What you should do:
Pictures are to be left out. Copy exactly the lines from the one containing "Rebuild this chart as a Python" to the one containing "ax = fig.add_axes([0.0861, 0.1664, 0.9139, 0.8107])", both ends kept.

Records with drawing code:
--- Begin ---

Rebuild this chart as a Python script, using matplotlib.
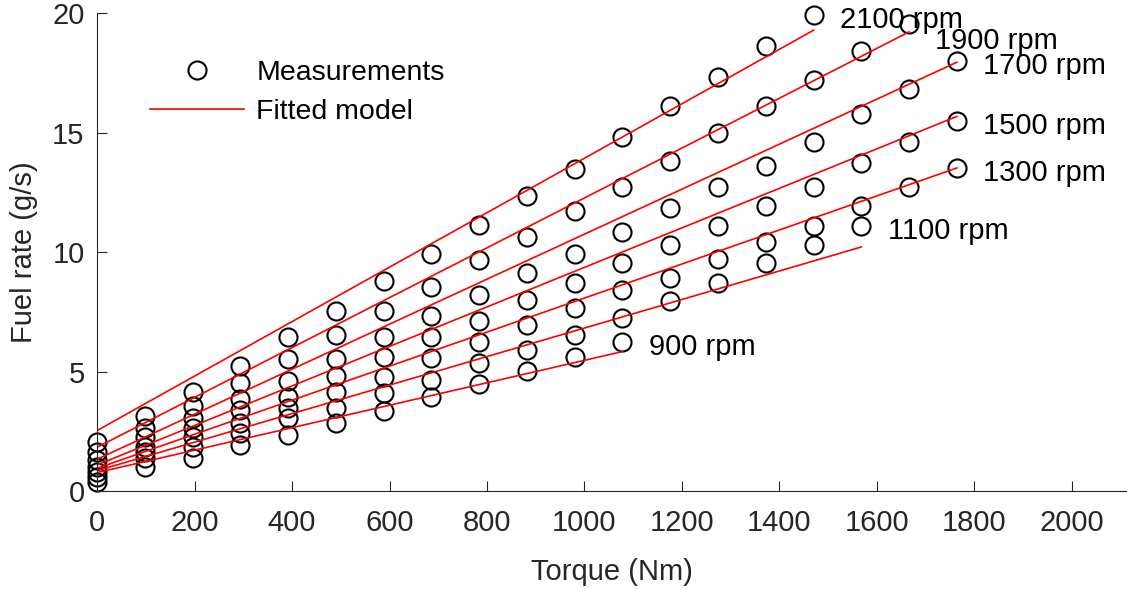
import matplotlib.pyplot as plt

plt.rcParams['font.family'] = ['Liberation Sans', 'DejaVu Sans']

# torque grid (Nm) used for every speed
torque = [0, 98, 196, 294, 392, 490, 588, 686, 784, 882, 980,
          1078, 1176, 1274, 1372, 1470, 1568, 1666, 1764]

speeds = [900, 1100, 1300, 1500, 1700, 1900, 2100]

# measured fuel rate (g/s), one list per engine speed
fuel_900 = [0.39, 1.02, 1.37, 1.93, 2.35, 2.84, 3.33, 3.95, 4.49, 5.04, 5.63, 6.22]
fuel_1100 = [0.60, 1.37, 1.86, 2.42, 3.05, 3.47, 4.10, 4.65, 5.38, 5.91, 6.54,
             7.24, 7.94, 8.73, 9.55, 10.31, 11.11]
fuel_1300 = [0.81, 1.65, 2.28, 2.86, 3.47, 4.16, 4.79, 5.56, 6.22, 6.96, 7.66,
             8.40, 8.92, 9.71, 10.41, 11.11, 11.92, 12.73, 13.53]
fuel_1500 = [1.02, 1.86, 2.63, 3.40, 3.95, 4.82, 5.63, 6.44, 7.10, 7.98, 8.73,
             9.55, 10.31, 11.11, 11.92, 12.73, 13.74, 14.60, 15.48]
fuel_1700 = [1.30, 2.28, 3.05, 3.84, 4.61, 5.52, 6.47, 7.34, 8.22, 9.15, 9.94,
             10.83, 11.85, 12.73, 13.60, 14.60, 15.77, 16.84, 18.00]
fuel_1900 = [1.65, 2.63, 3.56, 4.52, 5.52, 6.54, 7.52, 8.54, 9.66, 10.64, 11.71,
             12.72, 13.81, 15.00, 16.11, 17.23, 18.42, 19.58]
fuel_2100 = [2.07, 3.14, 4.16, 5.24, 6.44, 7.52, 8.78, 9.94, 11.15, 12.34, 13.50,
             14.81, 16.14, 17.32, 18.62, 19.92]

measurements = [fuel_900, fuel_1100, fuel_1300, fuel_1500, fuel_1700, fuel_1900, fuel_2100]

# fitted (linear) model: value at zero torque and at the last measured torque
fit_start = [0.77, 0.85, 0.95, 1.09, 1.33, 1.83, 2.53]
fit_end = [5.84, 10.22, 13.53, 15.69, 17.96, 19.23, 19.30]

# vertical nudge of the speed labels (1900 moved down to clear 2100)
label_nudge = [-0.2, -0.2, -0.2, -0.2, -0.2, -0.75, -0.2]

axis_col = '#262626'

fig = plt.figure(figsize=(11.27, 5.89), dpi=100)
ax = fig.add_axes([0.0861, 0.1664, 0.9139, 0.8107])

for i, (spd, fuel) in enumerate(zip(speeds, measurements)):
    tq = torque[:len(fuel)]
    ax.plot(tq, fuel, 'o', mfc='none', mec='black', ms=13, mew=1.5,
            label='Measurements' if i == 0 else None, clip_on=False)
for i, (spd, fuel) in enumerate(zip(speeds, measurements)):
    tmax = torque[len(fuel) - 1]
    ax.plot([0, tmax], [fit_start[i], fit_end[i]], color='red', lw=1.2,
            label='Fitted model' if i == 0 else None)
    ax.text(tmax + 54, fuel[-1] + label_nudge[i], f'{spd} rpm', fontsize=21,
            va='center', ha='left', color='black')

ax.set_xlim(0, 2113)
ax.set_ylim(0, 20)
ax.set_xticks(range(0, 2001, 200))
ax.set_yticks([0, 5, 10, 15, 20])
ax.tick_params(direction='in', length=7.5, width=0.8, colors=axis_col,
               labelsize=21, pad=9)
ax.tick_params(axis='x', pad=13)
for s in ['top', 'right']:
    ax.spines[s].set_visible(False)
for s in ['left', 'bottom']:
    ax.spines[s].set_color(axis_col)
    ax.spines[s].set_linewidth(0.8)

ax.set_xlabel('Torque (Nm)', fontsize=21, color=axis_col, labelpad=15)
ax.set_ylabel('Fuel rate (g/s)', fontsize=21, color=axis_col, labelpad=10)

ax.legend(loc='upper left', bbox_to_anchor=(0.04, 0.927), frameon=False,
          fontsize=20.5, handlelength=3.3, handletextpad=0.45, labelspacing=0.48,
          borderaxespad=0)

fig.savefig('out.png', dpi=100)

--- End ---
--- Begin ---

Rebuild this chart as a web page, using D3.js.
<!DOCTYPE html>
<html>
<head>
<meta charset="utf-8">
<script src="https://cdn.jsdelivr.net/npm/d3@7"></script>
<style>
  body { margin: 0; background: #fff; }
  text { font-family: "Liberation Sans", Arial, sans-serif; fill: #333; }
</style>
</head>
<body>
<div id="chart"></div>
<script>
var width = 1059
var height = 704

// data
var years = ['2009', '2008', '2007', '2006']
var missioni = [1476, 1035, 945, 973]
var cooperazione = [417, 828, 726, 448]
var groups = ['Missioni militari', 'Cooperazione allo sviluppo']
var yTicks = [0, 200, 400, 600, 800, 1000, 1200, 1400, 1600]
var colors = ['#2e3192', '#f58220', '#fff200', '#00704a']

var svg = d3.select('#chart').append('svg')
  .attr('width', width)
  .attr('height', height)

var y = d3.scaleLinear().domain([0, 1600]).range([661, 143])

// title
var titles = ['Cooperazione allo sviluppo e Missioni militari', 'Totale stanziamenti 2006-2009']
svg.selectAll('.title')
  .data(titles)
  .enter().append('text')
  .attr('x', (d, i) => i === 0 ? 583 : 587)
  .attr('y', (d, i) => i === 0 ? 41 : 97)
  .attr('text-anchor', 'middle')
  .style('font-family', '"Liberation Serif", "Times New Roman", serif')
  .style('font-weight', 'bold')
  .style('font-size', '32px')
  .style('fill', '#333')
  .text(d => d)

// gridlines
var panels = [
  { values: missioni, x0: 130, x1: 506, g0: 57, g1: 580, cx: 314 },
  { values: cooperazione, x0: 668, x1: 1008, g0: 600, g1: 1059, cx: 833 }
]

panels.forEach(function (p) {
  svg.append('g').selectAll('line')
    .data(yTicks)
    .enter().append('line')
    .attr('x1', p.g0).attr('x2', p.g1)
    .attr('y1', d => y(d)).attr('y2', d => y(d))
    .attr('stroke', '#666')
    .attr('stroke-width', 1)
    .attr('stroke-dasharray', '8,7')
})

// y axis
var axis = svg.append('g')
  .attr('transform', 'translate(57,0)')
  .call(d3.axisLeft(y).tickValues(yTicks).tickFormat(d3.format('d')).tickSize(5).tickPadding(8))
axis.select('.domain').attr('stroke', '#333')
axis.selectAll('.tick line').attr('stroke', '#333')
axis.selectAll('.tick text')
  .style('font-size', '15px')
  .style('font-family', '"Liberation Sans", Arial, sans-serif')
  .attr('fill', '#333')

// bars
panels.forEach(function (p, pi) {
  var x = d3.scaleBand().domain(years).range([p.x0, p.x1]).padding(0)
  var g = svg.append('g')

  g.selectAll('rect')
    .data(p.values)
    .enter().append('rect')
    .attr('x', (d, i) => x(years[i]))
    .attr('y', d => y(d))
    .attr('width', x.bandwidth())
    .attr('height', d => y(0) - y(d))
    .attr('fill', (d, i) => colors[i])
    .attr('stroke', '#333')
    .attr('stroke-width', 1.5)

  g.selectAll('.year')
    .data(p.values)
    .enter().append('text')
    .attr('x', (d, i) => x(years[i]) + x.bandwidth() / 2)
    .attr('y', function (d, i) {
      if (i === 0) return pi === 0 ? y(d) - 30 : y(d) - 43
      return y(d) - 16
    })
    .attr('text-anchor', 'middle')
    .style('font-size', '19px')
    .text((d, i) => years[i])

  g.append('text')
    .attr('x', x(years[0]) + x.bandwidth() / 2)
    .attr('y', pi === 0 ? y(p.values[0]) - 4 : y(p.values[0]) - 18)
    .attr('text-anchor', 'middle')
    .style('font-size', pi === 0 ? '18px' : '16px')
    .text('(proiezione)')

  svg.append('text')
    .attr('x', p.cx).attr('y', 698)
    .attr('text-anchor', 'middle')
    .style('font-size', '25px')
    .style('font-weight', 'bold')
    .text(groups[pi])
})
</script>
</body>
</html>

--- End ---

Complete output:
Rebuild this chart as a Python script, using matplotlib.
import matplotlib.pyplot as plt

plt.rcParams['font.family'] = ['Liberation Sans', 'DejaVu Sans']

# torque grid (Nm) used for every speed
torque = [0, 98, 196, 294, 392, 490, 588, 686, 784, 882, 980,
          1078, 1176, 1274, 1372, 1470, 1568, 1666, 1764]

speeds = [900, 1100, 1300, 1500, 1700, 1900, 2100]

# measured fuel rate (g/s), one list per engine speed
fuel_900 = [0.39, 1.02, 1.37, 1.93, 2.35, 2.84, 3.33, 3.95, 4.49, 5.04, 5.63, 6.22]
fuel_1100 = [0.60, 1.37, 1.86, 2.42, 3.05, 3.47, 4.10, 4.65, 5.38, 5.91, 6.54,
             7.24, 7.94, 8.73, 9.55, 10.31, 11.11]
fuel_1300 = [0.81, 1.65, 2.28, 2.86, 3.47, 4.16, 4.79, 5.56, 6.22, 6.96, 7.66,
             8.40, 8.92, 9.71, 10.41, 11.11, 11.92, 12.73, 13.53]
fuel_1500 = [1.02, 1.86, 2.63, 3.40, 3.95, 4.82, 5.63, 6.44, 7.10, 7.98, 8.73,
             9.55, 10.31, 11.11, 11.92, 12.73, 13.74, 14.60, 15.48]
fuel_1700 = [1.30, 2.28, 3.05, 3.84, 4.61, 5.52, 6.47, 7.34, 8.22, 9.15, 9.94,
             10.83, 11.85, 12.73, 13.60, 14.60, 15.77, 16.84, 18.00]
fuel_1900 = [1.65, 2.63, 3.56, 4.52, 5.52, 6.54, 7.52, 8.54, 9.66, 10.64, 11.71,
             12.72, 13.81, 15.00, 16.11, 17.23, 18.42, 19.58]
fuel_2100 = [2.07, 3.14, 4.16, 5.24, 6.44, 7.52, 8.78, 9.94, 11.15, 12.34, 13.50,
             14.81, 16.14, 17.32, 18.62, 19.92]

measurements = [fuel_900, fuel_1100, fuel_1300, fuel_1500, fuel_1700, fuel_1900, fuel_2100]

# fitted (linear) model: value at zero torque and at the last measured torque
fit_start = [0.77, 0.85, 0.95, 1.09, 1.33, 1.83, 2.53]
fit_end = [5.84, 10.22, 13.53, 15.69, 17.96, 19.23, 19.30]

# vertical nudge of the speed labels (1900 moved down to clear 2100)
label_nudge = [-0.2, -0.2, -0.2, -0.2, -0.2, -0.75, -0.2]

axis_col = '#262626'

fig = plt.figure(figsize=(11.27, 5.89), dpi=100)
ax = fig.add_axes([0.0861, 0.1664, 0.9139, 0.8107])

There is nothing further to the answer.